Node.js did really well on tasks that have lots of concurrent requests that are mostly waiting, did OK on basic static serving tasks and not so well on compute-intensive tasks.
Having developed an interest in minimal web-servers, I wondered how Sinatra and, by association, Ruby on Rails would do.
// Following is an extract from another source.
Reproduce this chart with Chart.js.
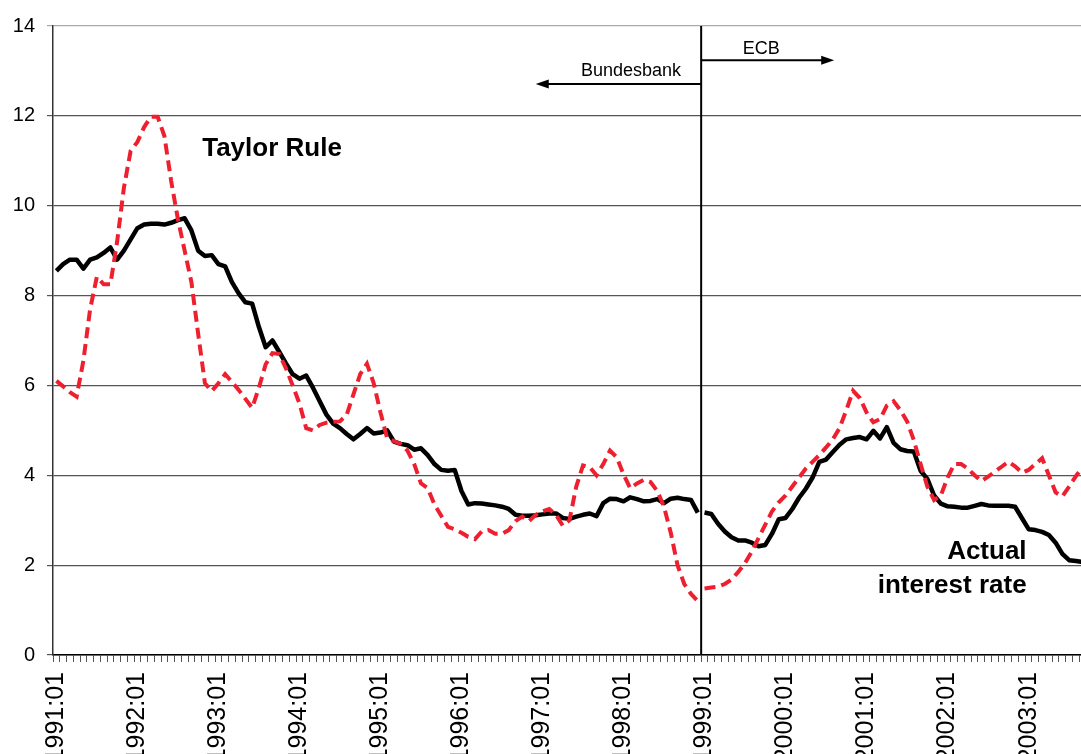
<!DOCTYPE html>
<html>
<head>
<meta charset="utf-8">
<script src="https://cdn.jsdelivr.net/npm/chart.js@4.4.0/dist/chart.umd.min.js"></script>
<style>
  html, body { margin: 0; padding: 0; background: #fff; overflow: hidden; }
  canvas { display: block; }
</style>
</head>
<body>
<canvas id="chart" width="1086" height="800"></canvas>
<script>
// monthly categories 1991:01 .. 2003:09
const months = [];
for (let y = 1991; y <= 2003; y++) {
    for (let m = 1; m <= 12; m++) {
        if (y === 2003 && m > 9) break;
        months.push(y + ":" + String(m).padStart(2, "0"));
    }
}

const yTicks = [0, 2, 4, 6, 8, 10, 12, 14];

// actual interest rate (black line)
const actualRate = [
    8.55, 8.70, 8.80, 8.80, 8.60, 8.80, 8.85, 8.95, 9.07, 8.80, 9.00, 9.25,
    9.50, 9.58, 9.60, 9.60, 9.58, 9.62, 9.68, 9.72, 9.45, 9.00, 8.88, 8.90,
    8.70, 8.65, 8.30, 8.05, 7.85, 7.82, 7.30, 6.85, 7.00, 6.75, 6.49, 6.25,
    6.15, 6.22, 5.95, 5.65, 5.35, 5.15, 5.05, 4.92, 4.80, 4.92, 5.05, 4.93,
    4.95, 5.00, 4.75, 4.70, 4.67, 4.57, 4.60, 4.45, 4.25, 4.12, 4.10, 4.12,
    3.65, 3.35, 3.38, 3.37, 3.35, 3.33, 3.30, 3.25, 3.12, 3.10, 3.10, 3.11,
    3.13, 3.15, 3.15, 3.05, 3.03, 3.08, 3.12, 3.15, 3.09, 3.38, 3.48, 3.47,
    3.42, 3.51, 3.47, 3.42, 3.43, 3.47, 3.38, 3.48, 3.50, 3.47, 3.45, 3.17,
    3.17, 3.14, 2.92, 2.75, 2.62, 2.55, 2.55, 2.50, 2.42, 2.45, 2.70, 3.02,
    3.05, 3.25, 3.50, 3.70, 3.95, 4.30, 4.35, 4.52, 4.68, 4.80, 4.83, 4.85,
    4.80, 4.99, 4.82, 5.07, 4.72, 4.58, 4.54, 4.53, 4.10, 3.92, 3.55, 3.37,
    3.31, 3.30, 3.28, 3.28, 3.32, 3.36, 3.33, 3.32, 3.32, 3.32, 3.30, 3.05,
    2.80, 2.78, 2.74, 2.67, 2.50, 2.25, 2.11, 2.09, 2.07
];

// Taylor rule rate (red dashed line)
const taylorRule = [
    6.10, 5.98, 5.85, 5.75, 6.55, 7.70, 8.42, 8.25, 8.25, 9.20, 10.40, 11.22,
    11.42, 11.75, 11.98, 11.98, 11.55, 10.55, 9.70, 9.00, 8.30, 7.15, 6.05, 5.87,
    6.05, 6.25, 6.08, 5.90, 5.70, 5.50, 5.95, 6.47, 6.72, 6.70, 6.38, 6.00,
    5.60, 5.05, 5.00, 5.12, 5.17, 5.19, 5.20, 5.35, 5.80, 6.25, 6.48, 6.05,
    5.40, 4.82, 4.76, 4.70, 4.55, 4.25, 3.82, 3.71, 3.35, 3.10, 2.85, 2.80,
    2.72, 2.63, 2.58, 2.75, 2.78, 2.70, 2.70, 2.78, 2.98, 3.08, 2.98, 3.12,
    3.20, 3.25, 3.12, 2.88, 3.00, 3.75, 4.22, 4.18, 4.00, 4.25, 4.55, 4.40,
    4.02, 3.71, 3.82, 3.90, 3.85, 3.65, 3.30, 2.72, 2.00, 1.58, 1.36, 1.20,
    1.48, 1.50, 1.52, 1.58, 1.68, 1.85, 2.05, 2.30, 2.60, 2.90, 3.20, 3.40,
    3.55, 3.75, 3.95, 4.15, 4.30, 4.45, 4.62, 4.80, 5.05, 5.45, 5.88, 5.72,
    5.40, 5.18, 5.25, 5.55, 5.65, 5.45, 5.20, 4.78, 4.25, 3.75, 3.45, 3.55,
    3.95, 4.25, 4.25, 4.15, 4.00, 3.87, 3.97, 4.08, 4.19, 4.30, 4.20, 4.06,
    4.12, 4.25, 4.38, 4.00, 3.62, 3.53, 3.75, 3.98, 4.18
];

// last Bundesbank month (1998:12); lines break after it
const regimeBreak = 95;

const FONT = "'Liberation Sans', Arial, Helvetica, sans-serif";
const RED = "rgb(238, 32, 48)";

function breakColor(color) {
    return (ctx) => (ctx.p0DataIndex === regimeBreak ? "rgba(0,0,0,0)" : color);
}

// texts, arrows, regime line (drawn on top of the chart)
const annotations = {
    id: "annotations",
    afterDatasetsDraw(chart) {
        const { ctx, chartArea, scales } = chart;
        const x = scales.x, y = scales.y;
        const lineX = (x.getPixelForValue(regimeBreak) + x.getPixelForValue(regimeBreak + 1)) / 2;

        ctx.save();
        // regime line
        ctx.strokeStyle = "#000";
        ctx.lineWidth = 2;
        ctx.beginPath();
        ctx.moveTo(lineX, chartArea.top);
        ctx.lineTo(lineX, chartArea.bottom);
        ctx.stroke();

        function arrow(x0, x1, yy) {
            const dir = Math.sign(x1 - x0);
            ctx.lineWidth = 2;
            ctx.beginPath();
            ctx.moveTo(x0, yy);
            ctx.lineTo(x1 - dir * 10, yy);
            ctx.stroke();
            ctx.beginPath();
            ctx.moveTo(x1, yy);
            ctx.lineTo(x1 - dir * 13, yy - 4.5);
            ctx.lineTo(x1 - dir * 13, yy + 4.5);
            ctx.closePath();
            ctx.fill();
        }
        ctx.fillStyle = "#000";
        arrow(lineX, x.getPixelForValue(115.2), y.getPixelForValue(13.24));
        arrow(lineX, x.getPixelForValue(71.0), y.getPixelForValue(12.71));

        ctx.font = "18px " + FONT;
        ctx.textAlign = "center";
        ctx.textBaseline = "alphabetic";
        ctx.fillText("ECB", x.getPixelForValue(104.4), y.getPixelForValue(13.38));
        ctx.fillText("Bundesbank", x.getPixelForValue(85.1), y.getPixelForValue(12.88));

        ctx.font = "bold 26px " + FONT;
        ctx.textAlign = "left";
        ctx.fillText("Taylor Rule", x.getPixelForValue(21.6), y.getPixelForValue(11.1));
        ctx.textAlign = "right";
        ctx.fillText("Actual", x.getPixelForValue(143.7), y.getPixelForValue(2.14));
        ctx.fillText("interest rate", x.getPixelForValue(143.7), y.getPixelForValue(1.38));
        ctx.restore();
    },
};

new Chart(document.getElementById("chart"), {
    type: "line",
    data: {
        labels: months,
        datasets: [
            {
                label: "Taylor Rule",
                data: taylorRule,
                borderColor: RED,
                borderWidth: 4,
                borderDash: [11, 6],
                borderCapStyle: "butt",
                pointRadius: 0,
                tension: 0,
                segment: { borderColor: breakColor(RED) },
            },
            {
                label: "Actual interest rate",
                data: actualRate,
                borderColor: "#000",
                borderWidth: 4.5,
                borderJoinStyle: "round",
                pointRadius: 0,
                tension: 0,
                segment: { borderColor: breakColor("#000") },
            },
        ],
    },
    options: {
        responsive: false,
        animation: false,
        devicePixelRatio: 1,
        layout: { padding: { top: 26, right: 0, left: 0, bottom: 0 } },
        plugins: {
            legend: { display: false },
            tooltip: { enabled: false },
        },
        scales: {
            x: {
                type: "category",
                offset: true,
                grid: {
                    offset: true,
                    drawOnChartArea: false,
                    drawTicks: true,
                    tickLength: 7,
                    color: "#555",
                },
                border: { color: "#000", width: 1.5 },
                ticks: {
                    autoSkip: false,
                    minRotation: 90,
                    maxRotation: 90,
                    padding: 10,
                    color: "#000",
                    font: { family: FONT, size: 25 },
                    callback: (v, i) => (months[i].endsWith(":01") ? months[i] : ""),
                },
                afterFit: (scale) => {
                    scale.height = 145;
                    scale.paddingLeft = 0;
                    scale.paddingRight = 0;
                },
            },
            y: {
                min: 0,
                max: 14,
                afterBuildTicks: (scale) => { scale.ticks = yTicks.map((v) => ({ value: v })); },
                grid: {
                    color: (c) => (c.tick && c.tick.value === 14 ? "#aaa" : "#555"),
                    lineWidth: 1.2,
                    tickLength: 6,
                },
                border: { color: "#333", width: 1.5 },
                ticks: {
                    padding: 12,
                    color: "#000",
                    font: { family: FONT, size: 20 },
                },
                afterFit: (scale) => { scale.width = 53; },
            },
        },
    },
    plugins: [annotations],
});
</script>
</body>
</html>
For Sinatra I used the scanty blog engine and the basic "Hello World" example:
require 'sinatra'
get '/hi' do
  "Hello World!"
end
For Ruby on Rails, I used the blog tutorial "out of the box", invoking it with "
rails s"
to start the server.  In addition I also had RoR just serving a static file instead of the database-backed blog.  All this on my new dev machine, a 2011 MacBook Air with 1.8 GHz Intel Core i7 and 4 GB of DRAM.  I also discovered that httperf is a much better benchmark program for
my needs than ab.  I used 
it with 100 requests per connection, a burst length of 100 and a sufficient number
of connections to get stable results without taking all day.| Platform | # requests/sec | 
| Apache | 5884 | 
| Sinatra Hello World | 357 | 
| Ruby on Rails static page | 312 | 
| Sinatra scanty blog | 101 | 
| Ruby on Rails blog | 17 | 
Is this considered normal or am I doing something wrong?